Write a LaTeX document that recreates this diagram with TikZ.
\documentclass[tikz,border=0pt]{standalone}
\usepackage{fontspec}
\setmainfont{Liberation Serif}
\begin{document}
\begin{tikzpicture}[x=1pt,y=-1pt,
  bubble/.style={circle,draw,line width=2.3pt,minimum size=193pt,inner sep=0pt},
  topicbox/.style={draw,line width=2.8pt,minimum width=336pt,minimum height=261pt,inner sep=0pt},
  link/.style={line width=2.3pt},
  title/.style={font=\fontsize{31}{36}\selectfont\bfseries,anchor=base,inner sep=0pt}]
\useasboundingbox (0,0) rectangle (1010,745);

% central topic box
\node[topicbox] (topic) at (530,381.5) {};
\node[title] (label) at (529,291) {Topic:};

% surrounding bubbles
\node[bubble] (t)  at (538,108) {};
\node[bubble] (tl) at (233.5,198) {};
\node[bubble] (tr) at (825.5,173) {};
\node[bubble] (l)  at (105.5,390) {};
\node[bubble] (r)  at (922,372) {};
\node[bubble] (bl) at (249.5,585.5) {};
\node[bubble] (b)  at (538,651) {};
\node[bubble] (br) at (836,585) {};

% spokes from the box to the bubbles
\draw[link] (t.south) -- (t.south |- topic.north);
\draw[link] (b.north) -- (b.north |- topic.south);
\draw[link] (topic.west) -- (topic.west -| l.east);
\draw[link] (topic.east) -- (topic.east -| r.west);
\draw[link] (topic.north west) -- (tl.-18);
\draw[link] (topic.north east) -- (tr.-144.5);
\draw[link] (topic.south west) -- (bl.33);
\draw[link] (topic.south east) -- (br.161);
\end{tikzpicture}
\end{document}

- [Given request] Return the material in full, exactly as shown.

- [Complete response]
Write a LaTeX document that recreates this diagram with TikZ.
\documentclass[tikz,border=0pt]{standalone}
\usepackage{fontspec}
\setmainfont{Liberation Serif}
\begin{document}
\begin{tikzpicture}[x=1pt,y=-1pt,
  bubble/.style={circle,draw,line width=2.3pt,minimum size=193pt,inner sep=0pt},
  topicbox/.style={draw,line width=2.8pt,minimum width=336pt,minimum height=261pt,inner sep=0pt},
  link/.style={line width=2.3pt},
  title/.style={font=\fontsize{31}{36}\selectfont\bfseries,anchor=base,inner sep=0pt}]
\useasboundingbox (0,0) rectangle (1010,745);

% central topic box
\node[topicbox] (topic) at (530,381.5) {};
\node[title] (label) at (529,291) {Topic:};

% surrounding bubbles
\node[bubble] (t)  at (538,108) {};
\node[bubble] (tl) at (233.5,198) {};
\node[bubble] (tr) at (825.5,173) {};
\node[bubble] (l)  at (105.5,390) {};
\node[bubble] (r)  at (922,372) {};
\node[bubble] (bl) at (249.5,585.5) {};
\node[bubble] (b)  at (538,651) {};
\node[bubble] (br) at (836,585) {};

% spokes from the box to the bubbles
\draw[link] (t.south) -- (t.south |- topic.north);
\draw[link] (b.north) -- (b.north |- topic.south);
\draw[link] (topic.west) -- (topic.west -| l.east);
\draw[link] (topic.east) -- (topic.east -| r.west);
\draw[link] (topic.north west) -- (tl.-18);
\draw[link] (topic.north east) -- (tr.-144.5);
\draw[link] (topic.south west) -- (bl.33);
\draw[link] (topic.south east) -- (br.161);
\end{tikzpicture}
\end{document}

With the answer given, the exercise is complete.